Does (or should) a private company’s “sexual harassment” division have jurisdiction in cases that arise outside the workplace, in this case in an establishment where people consume alcohol?
Unless the harassment happens within the confines of the office or a company sponsored event, there was no sexual harassment. The company cannot be held responsible for person's actions outside of the workplace (outside of BFOQ's, such as drug use or convictions), nor can it police relationships outside of the office.Aevans176
Frankly, the sexual harassment cannot apply to external work relationships, as dating in the workplace, etc could cause sincere ramifications. What if Girl X dates Guy Y, and the relationship goes south. Then Guy Y calls Girl X numerous times after work hours and discusses sexually related issues? She could tell him that she doesn't want him calling, but the company could not legally get involved unless it interferes with their productivity/performance.
Even as this incident shows poor judgement and bad taste, the company could be in sincere financial trouble if it intervenes.
The only times that the company could intervene is if :
1. The man said "if you tell me your bra size, I'll give you Friday off" (quid pro quo)
2. The offense happened at a work related event or either person were on company time.
3. The conversation proceeded to be carried out within the confines of the workplace.
I'm sorry suit happy/politically correct Americans, but there would never be a labor lawyer that would touch this with a ten-foot pole. Being a member of a management team for an international company, I might venture to mention it to the gentleman and ask that nothing of this nature happen on company time... but what's next??? We cannot police after 5:00pm....
thanks for your well thought out opinion.

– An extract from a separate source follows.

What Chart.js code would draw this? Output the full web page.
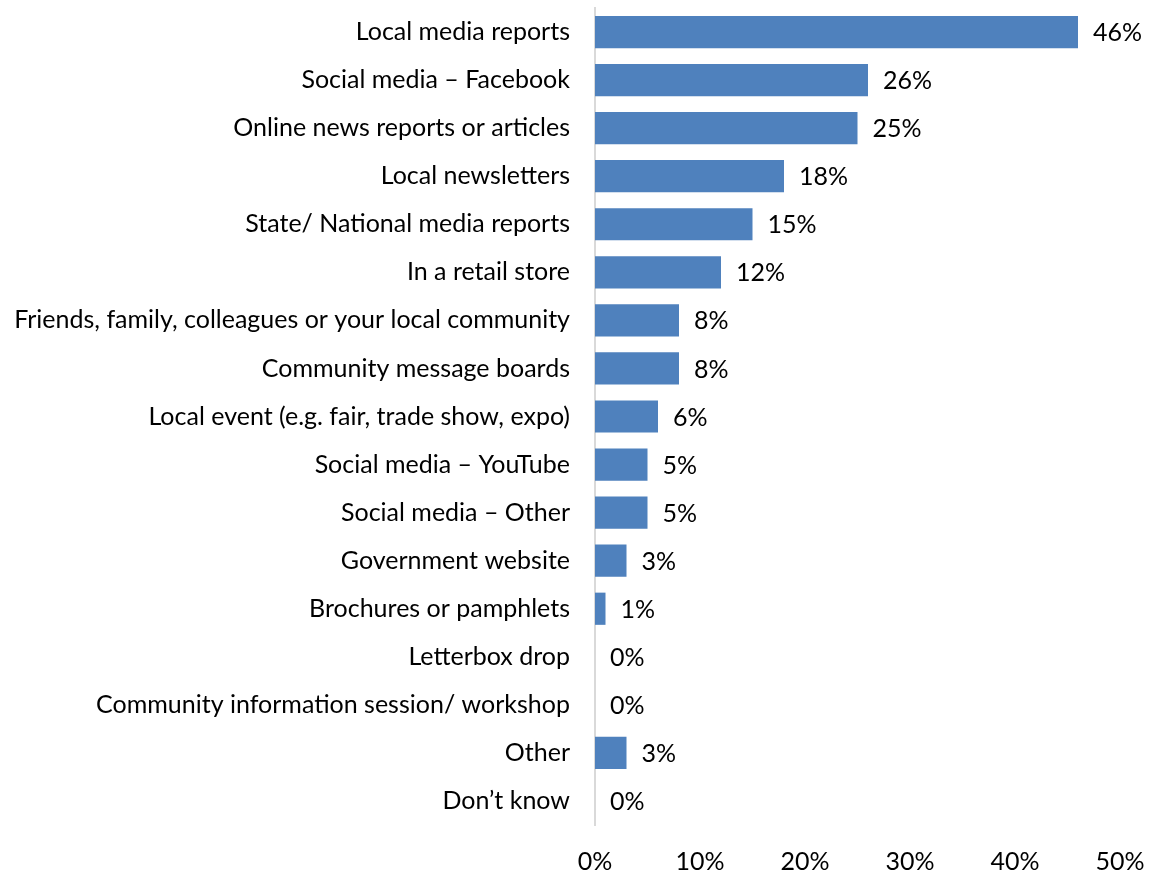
<!DOCTYPE html>
<html>
<head>
<meta charset="utf-8">
<script src="https://cdn.jsdelivr.net/npm/chart.js@4.4.1/dist/chart.umd.min.js"></script>
<style>
  html, body { margin: 0; padding: 0; background: #fff; }
  #wrap { width: 1153px; height: 874px; }
</style>
</head>
<body>
<div id="wrap"><canvas id="c" width="1153" height="874"></canvas></div>
<script>
const categories = [
  'Local media reports',
  'Social media \u2013 Facebook',
  'Online news reports or articles',
  'Local newsletters',
  'State/ National media reports',
  'In a retail store',
  'Friends, family, colleagues or your local community',
  'Community message boards',
  'Local event (e.g. fair, trade show, expo)',
  'Social media \u2013 YouTube',
  'Social media \u2013 Other',
  'Government website',
  'Brochures or pamphlets',
  'Letterbox drop',
  'Community information session/ workshop',
  'Other',
  'Don\u2019t know'
];
const shares = [46, 26, 25, 18, 15, 12, 8, 8, 6, 5, 5, 3, 1, 0, 0, 3, 0];
const xTicks = [0, 10, 20, 30, 40, 50];

const FONT = 'Lato';
const FONT_SIZE = 25;

// writes the percentage just past the end of each bar
const barValueLabels = {
  id: 'barValueLabels',
  afterDatasetsDraw(chart) {
    const ctx = chart.ctx;
    const meta = chart.getDatasetMeta(0);
    ctx.save();
    ctx.font = FONT_SIZE + 'px ' + FONT;
    ctx.fillStyle = '#000';
    ctx.textAlign = 'left';
    ctx.textBaseline = 'middle';
    meta.data.forEach((bar, i) => {
      ctx.fillText(shares[i] + '%', bar.x + 15, bar.y + 1);
    });
    ctx.restore();
  }
};

new Chart(document.getElementById('c'), {
  type: 'bar',
  data: {
    labels: categories,
    datasets: [{
      data: shares,
      backgroundColor: '#4f81bd',
      borderWidth: 0,
      categoryPercentage: 0.67,
      barPercentage: 1.0
    }]
  },
  options: {
    indexAxis: 'y',
    responsive: false,
    animation: false,
    devicePixelRatio: 1,
    layout: { padding: { top: 8, right: 33, left: 0, bottom: 0 } },
    plugins: { legend: { display: false }, tooltip: { enabled: false } },
    scales: {
      x: {
        min: 0,
        max: 50,
        afterBuildTicks(scale) { scale.ticks = xTicks.map(v => ({ value: v })); },
        afterFit(scale) {
          scale.height = 49;
          scale.paddingLeft = 0;
          scale.paddingRight = 0;
        },
        grid: { display: false, drawTicks: false },
        border: { display: false },
        ticks: {
          padding: 22,
          color: '#000',
          font: { family: FONT, size: FONT_SIZE },
          callback: v => v + '%',
          maxRotation: 0
        }
      },
      y: {
        afterFit(scale) {
          scale.width = 595;
          scale.paddingTop = 0;
          scale.paddingBottom = 0;
        },
        grid: { display: false, drawTicks: false },
        border: { display: true, color: '#d9d9d9', width: 2 },
        ticks: {
          padding: 25,
          color: '#000',
          font: { family: FONT, size: FONT_SIZE },
          autoSkip: false
        }
      }
    }
  },
  plugins: [barValueLabels]
});
</script>
</body>
</html>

When I was teaching school I always hated any attempt of school administrators to interfere with the private lives of teachers. The first school district I worked in wanted employees to live in the district. When I balked at this, an assistant superintendent told me I should “shop and attend church"
in the community where I worked. There was always the implied idea that teachers were to be held to a higher standard than others. So, while the question here is specific to sexual harassment, the ramifications go beyond to the general question of businesses policing off-duty behavior of employees. You answered quite well.
QUOTE(lordhelmet @ Jun 13 2005, 01:31 PM)
Well, that depends. Lordhelmet
What counts for sexual harassment these days depends on who is involved in the alleged offense.
If it's a straight man being rude to a woman, it's almost always sexual harassment. If the man happens to be a republican, then this is a felony on top of improper behavior.
If it's a woman being rude to a man, the man just can't handle a "strong woman".
If it's a gay man being rude to a straight man, then the hetero man is a "homophobe".
And if it's a president having sex on the job with an unpaid intern and rewarding her with 6 figure government job offers, and therefore creating a "hostile work environment" for the other female interns who don't put out..... it's a private matter, a vast right wing conspiracy, and certainly not a matter to justify any sexual harassment charges.
I appreciate your participation, but I intentionally drew up this question to address the specific matter of whether businesses have jurisdiction in cases of off-duty employee behavior. Aevans176
gave a thoughtful answer, but you went into a diatribe that can only be driven by what I describe as “pity the poor white angry male syndrome” without really addressing the question.